### Data shown ###

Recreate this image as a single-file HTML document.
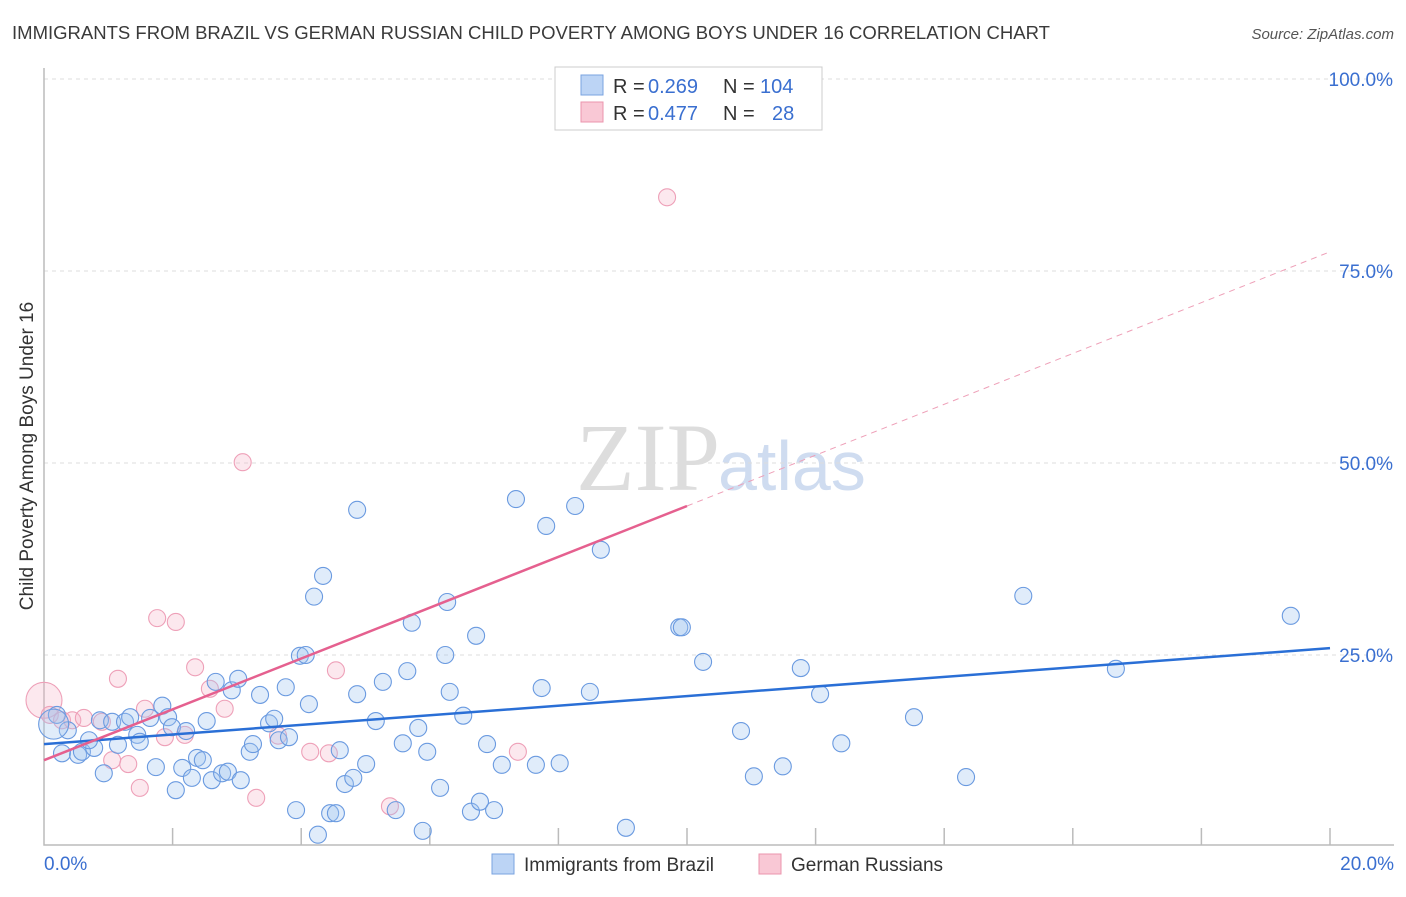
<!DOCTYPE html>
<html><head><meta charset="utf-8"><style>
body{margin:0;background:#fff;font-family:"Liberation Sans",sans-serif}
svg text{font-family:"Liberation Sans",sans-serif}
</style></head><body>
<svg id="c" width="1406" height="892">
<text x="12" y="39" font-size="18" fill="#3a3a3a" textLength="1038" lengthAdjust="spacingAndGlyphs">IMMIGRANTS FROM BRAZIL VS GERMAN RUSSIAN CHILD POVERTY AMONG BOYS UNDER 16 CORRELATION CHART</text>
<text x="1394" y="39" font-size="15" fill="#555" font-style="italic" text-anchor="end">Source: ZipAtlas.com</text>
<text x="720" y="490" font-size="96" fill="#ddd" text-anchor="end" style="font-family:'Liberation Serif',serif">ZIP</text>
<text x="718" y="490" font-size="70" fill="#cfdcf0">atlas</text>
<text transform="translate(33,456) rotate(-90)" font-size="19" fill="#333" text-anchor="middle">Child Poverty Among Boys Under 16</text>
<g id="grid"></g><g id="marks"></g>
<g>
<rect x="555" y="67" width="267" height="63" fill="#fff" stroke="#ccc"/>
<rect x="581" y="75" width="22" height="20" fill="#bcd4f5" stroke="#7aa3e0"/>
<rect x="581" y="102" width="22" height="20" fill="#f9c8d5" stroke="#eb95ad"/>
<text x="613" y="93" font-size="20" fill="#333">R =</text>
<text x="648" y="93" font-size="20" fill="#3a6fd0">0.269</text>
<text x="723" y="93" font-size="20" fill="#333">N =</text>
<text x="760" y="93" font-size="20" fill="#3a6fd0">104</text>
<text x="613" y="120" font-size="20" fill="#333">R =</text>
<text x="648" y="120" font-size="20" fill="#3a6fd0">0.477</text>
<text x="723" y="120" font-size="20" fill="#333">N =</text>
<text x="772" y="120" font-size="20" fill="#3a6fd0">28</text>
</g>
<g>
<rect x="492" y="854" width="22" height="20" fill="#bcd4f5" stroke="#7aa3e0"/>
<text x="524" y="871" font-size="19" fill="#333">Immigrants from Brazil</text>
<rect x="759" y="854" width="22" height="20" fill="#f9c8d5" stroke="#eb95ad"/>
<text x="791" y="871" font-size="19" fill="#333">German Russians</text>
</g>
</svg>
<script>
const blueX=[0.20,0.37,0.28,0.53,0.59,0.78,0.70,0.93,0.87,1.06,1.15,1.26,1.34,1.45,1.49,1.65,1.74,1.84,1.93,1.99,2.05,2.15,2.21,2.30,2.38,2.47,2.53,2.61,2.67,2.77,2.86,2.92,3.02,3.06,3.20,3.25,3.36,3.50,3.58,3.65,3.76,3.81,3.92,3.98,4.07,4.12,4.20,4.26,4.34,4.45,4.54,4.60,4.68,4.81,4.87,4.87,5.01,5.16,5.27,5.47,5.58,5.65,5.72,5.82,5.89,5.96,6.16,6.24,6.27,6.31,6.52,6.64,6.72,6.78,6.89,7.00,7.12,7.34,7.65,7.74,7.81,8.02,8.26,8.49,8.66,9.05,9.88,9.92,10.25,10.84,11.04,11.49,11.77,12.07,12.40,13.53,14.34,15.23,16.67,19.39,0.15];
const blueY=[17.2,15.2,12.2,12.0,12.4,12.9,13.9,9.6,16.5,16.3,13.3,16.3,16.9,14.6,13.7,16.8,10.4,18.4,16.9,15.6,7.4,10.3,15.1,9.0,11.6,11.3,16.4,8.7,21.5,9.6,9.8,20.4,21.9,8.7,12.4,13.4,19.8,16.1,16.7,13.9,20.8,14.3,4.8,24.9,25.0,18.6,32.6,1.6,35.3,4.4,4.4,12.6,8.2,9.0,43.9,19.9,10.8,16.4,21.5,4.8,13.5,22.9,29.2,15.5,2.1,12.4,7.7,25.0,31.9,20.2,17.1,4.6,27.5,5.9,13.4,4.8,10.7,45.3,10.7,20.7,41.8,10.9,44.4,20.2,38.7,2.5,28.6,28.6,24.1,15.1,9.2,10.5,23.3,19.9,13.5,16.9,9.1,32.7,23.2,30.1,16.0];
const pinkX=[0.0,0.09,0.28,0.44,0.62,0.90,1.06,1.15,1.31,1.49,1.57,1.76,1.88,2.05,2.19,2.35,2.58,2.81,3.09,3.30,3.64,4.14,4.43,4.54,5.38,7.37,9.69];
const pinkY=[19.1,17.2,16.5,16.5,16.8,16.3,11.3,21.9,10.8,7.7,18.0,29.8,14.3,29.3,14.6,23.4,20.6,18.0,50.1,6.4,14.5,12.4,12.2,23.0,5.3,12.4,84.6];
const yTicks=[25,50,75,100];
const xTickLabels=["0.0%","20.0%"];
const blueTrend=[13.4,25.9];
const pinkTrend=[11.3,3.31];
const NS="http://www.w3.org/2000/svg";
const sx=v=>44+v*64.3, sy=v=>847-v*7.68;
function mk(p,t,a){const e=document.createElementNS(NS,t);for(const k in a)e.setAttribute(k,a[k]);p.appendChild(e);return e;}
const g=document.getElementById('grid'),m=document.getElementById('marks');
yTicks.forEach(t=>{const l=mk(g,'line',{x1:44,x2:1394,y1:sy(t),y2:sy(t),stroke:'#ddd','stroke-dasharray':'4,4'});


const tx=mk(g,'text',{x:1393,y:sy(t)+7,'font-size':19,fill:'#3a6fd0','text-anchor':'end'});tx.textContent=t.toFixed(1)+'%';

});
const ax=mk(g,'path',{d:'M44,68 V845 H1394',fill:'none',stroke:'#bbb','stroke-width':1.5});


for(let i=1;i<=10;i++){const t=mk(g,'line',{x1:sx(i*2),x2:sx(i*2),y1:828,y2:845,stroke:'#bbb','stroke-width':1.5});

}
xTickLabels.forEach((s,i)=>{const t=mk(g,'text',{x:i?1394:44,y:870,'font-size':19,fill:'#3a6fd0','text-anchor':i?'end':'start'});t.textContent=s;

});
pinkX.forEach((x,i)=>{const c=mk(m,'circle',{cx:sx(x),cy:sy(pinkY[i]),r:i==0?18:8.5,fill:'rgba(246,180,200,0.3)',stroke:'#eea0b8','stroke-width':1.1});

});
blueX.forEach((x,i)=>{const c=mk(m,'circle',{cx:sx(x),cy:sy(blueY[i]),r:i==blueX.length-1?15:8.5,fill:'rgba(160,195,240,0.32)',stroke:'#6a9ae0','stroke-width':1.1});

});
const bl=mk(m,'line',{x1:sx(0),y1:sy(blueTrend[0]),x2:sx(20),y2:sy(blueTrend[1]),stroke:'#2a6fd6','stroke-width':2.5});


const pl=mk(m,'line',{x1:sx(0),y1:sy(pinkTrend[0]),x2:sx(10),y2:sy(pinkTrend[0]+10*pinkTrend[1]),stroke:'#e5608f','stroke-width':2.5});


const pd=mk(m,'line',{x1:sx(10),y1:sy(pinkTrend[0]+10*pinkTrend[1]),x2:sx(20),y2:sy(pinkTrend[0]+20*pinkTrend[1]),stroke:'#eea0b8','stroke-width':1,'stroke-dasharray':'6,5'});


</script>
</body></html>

###

Direction:
Copy the material exactly. Do not include the pictures.

Written response:
Recreate this image as a single-file HTML document.
<!DOCTYPE html>
<html><head><meta charset="utf-8"><style>
body{margin:0;background:#fff;font-family:"Liberation Sans",sans-serif}
svg text{font-family:"Liberation Sans",sans-serif}
</style></head><body>
<svg id="c" width="1406" height="892">
<text x="12" y="39" font-size="18" fill="#3a3a3a" textLength="1038" lengthAdjust="spacingAndGlyphs">IMMIGRANTS FROM BRAZIL VS GERMAN RUSSIAN CHILD POVERTY AMONG BOYS UNDER 16 CORRELATION CHART</text>
<text x="1394" y="39" font-size="15" fill="#555" font-style="italic" text-anchor="end">Source: ZipAtlas.com</text>
<text x="720" y="490" font-size="96" fill="#ddd" text-anchor="end" style="font-family:'Liberation Serif',serif">ZIP</text>
<text x="718" y="490" font-size="70" fill="#cfdcf0">atlas</text>
<text transform="translate(33,456) rotate(-90)" font-size="19" fill="#333" text-anchor="middle">Child Poverty Among Boys Under 16</text>
<g id="grid"></g><g id="marks"></g>
<g>
<rect x="555" y="67" width="267" height="63" fill="#fff" stroke="#ccc"/>
<rect x="581" y="75" width="22" height="20" fill="#bcd4f5" stroke="#7aa3e0"/>
<rect x="581" y="102" width="22" height="20" fill="#f9c8d5" stroke="#eb95ad"/>
<text x="613" y="93" font-size="20" fill="#333">R =</text>
<text x="648" y="93" font-size="20" fill="#3a6fd0">0.269</text>
<text x="723" y="93" font-size="20" fill="#333">N =</text>
<text x="760" y="93" font-size="20" fill="#3a6fd0">104</text>
<text x="613" y="120" font-size="20" fill="#333">R =</text>
<text x="648" y="120" font-size="20" fill="#3a6fd0">0.477</text>
<text x="723" y="120" font-size="20" fill="#333">N =</text>
<text x="772" y="120" font-size="20" fill="#3a6fd0">28</text>
</g>
<g>
<rect x="492" y="854" width="22" height="20" fill="#bcd4f5" stroke="#7aa3e0"/>
<text x="524" y="871" font-size="19" fill="#333">Immigrants from Brazil</text>
<rect x="759" y="854" width="22" height="20" fill="#f9c8d5" stroke="#eb95ad"/>
<text x="791" y="871" font-size="19" fill="#333">German Russians</text>
</g>
</svg>
<script>
const blueX=[0.20,0.37,0.28,0.53,0.59,0.78,0.70,0.93,0.87,1.06,1.15,1.26,1.34,1.45,1.49,1.65,1.74,1.84,1.93,1.99,2.05,2.15,2.21,2.30,2.38,2.47,2.53,2.61,2.67,2.77,2.86,2.92,3.02,3.06,3.20,3.25,3.36,3.50,3.58,3.65,3.76,3.81,3.92,3.98,4.07,4.12,4.20,4.26,4.34,4.45,4.54,4.60,4.68,4.81,4.87,4.87,5.01,5.16,5.27,5.47,5.58,5.65,5.72,5.82,5.89,5.96,6.16,6.24,6.27,6.31,6.52,6.64,6.72,6.78,6.89,7.00,7.12,7.34,7.65,7.74,7.81,8.02,8.26,8.49,8.66,9.05,9.88,9.92,10.25,10.84,11.04,11.49,11.77,12.07,12.40,13.53,14.34,15.23,16.67,19.39,0.15];
const blueY=[17.2,15.2,12.2,12.0,12.4,12.9,13.9,9.6,16.5,16.3,13.3,16.3,16.9,14.6,13.7,16.8,10.4,18.4,16.9,15.6,7.4,10.3,15.1,9.0,11.6,11.3,16.4,8.7,21.5,9.6,9.8,20.4,21.9,8.7,12.4,13.4,19.8,16.1,16.7,13.9,20.8,14.3,4.8,24.9,25.0,18.6,32.6,1.6,35.3,4.4,4.4,12.6,8.2,9.0,43.9,19.9,10.8,16.4,21.5,4.8,13.5,22.9,29.2,15.5,2.1,12.4,7.7,25.0,31.9,20.2,17.1,4.6,27.5,5.9,13.4,4.8,10.7,45.3,10.7,20.7,41.8,10.9,44.4,20.2,38.7,2.5,28.6,28.6,24.1,15.1,9.2,10.5,23.3,19.9,13.5,16.9,9.1,32.7,23.2,30.1,16.0];
const pinkX=[0.0,0.09,0.28,0.44,0.62,0.90,1.06,1.15,1.31,1.49,1.57,1.76,1.88,2.05,2.19,2.35,2.58,2.81,3.09,3.30,3.64,4.14,4.43,4.54,5.38,7.37,9.69];
const pinkY=[19.1,17.2,16.5,16.5,16.8,16.3,11.3,21.9,10.8,7.7,18.0,29.8,14.3,29.3,14.6,23.4,20.6,18.0,50.1,6.4,14.5,12.4,12.2,23.0,5.3,12.4,84.6];
const yTicks=[25,50,75,100];
const xTickLabels=["0.0%","20.0%"];
const blueTrend=[13.4,25.9];
const pinkTrend=[11.3,3.31];
const NS="http://www.w3.org/2000/svg";
const sx=v=>44+v*64.3, sy=v=>847-v*7.68;
function mk(p,t,a){const e=document.createElementNS(NS,t);for(const k in a)e.setAttribute(k,a[k]);p.appendChild(e);return e;}
const g=document.getElementById('grid'),m=document.getElementById('marks');
yTicks.forEach(t=>{const l=mk(g,'line',{x1:44,x2:1394,y1:sy(t),y2:sy(t),stroke:'#ddd','stroke-dasharray':'4,4'});


const tx=mk(g,'text',{x:1393,y:sy(t)+7,'font-size':19,fill:'#3a6fd0','text-anchor':'end'});tx.textContent=t.toFixed(1)+'%';

});
const ax=mk(g,'path',{d:'M44,68 V845 H1394',fill:'none',stroke:'#bbb','stroke-width':1.5});


for(let i=1;i<=10;i++){const t=mk(g,'line',{x1:sx(i*2),x2:sx(i*2),y1:828,y2:845,stroke:'#bbb','stroke-width':1.5});

}
xTickLabels.forEach((s,i)=>{const t=mk(g,'text',{x:i?1394:44,y:870,'font-size':19,fill:'#3a6fd0','text-anchor':i?'end':'start'});t.textContent=s;

});
pinkX.forEach((x,i)=>{const c=mk(m,'circle',{cx:sx(x),cy:sy(pinkY[i]),r:i==0?18:8.5,fill:'rgba(246,180,200,0.3)',stroke:'#eea0b8','stroke-width':1.1});

});
blueX.forEach((x,i)=>{const c=mk(m,'circle',{cx:sx(x),cy:sy(blueY[i]),r:i==blueX.length-1?15:8.5,fill:'rgba(160,195,240,0.32)',stroke:'#6a9ae0','stroke-width':1.1});

});
const bl=mk(m,'line',{x1:sx(0),y1:sy(blueTrend[0]),x2:sx(20),y2:sy(blueTrend[1]),stroke:'#2a6fd6','stroke-width':2.5});


const pl=mk(m,'line',{x1:sx(0),y1:sy(pinkTrend[0]),x2:sx(10),y2:sy(pinkTrend[0]+10*pinkTrend[1]),stroke:'#e5608f','stroke-width':2.5});


const pd=mk(m,'line',{x1:sx(10),y1:sy(pinkTrend[0]+10*pinkTrend[1]),x2:sx(20),y2:sy(pinkTrend[0]+20*pinkTrend[1]),stroke:'#eea0b8','stroke-width':1,'stroke-dasharray':'6,5'});


</script>
</body></html>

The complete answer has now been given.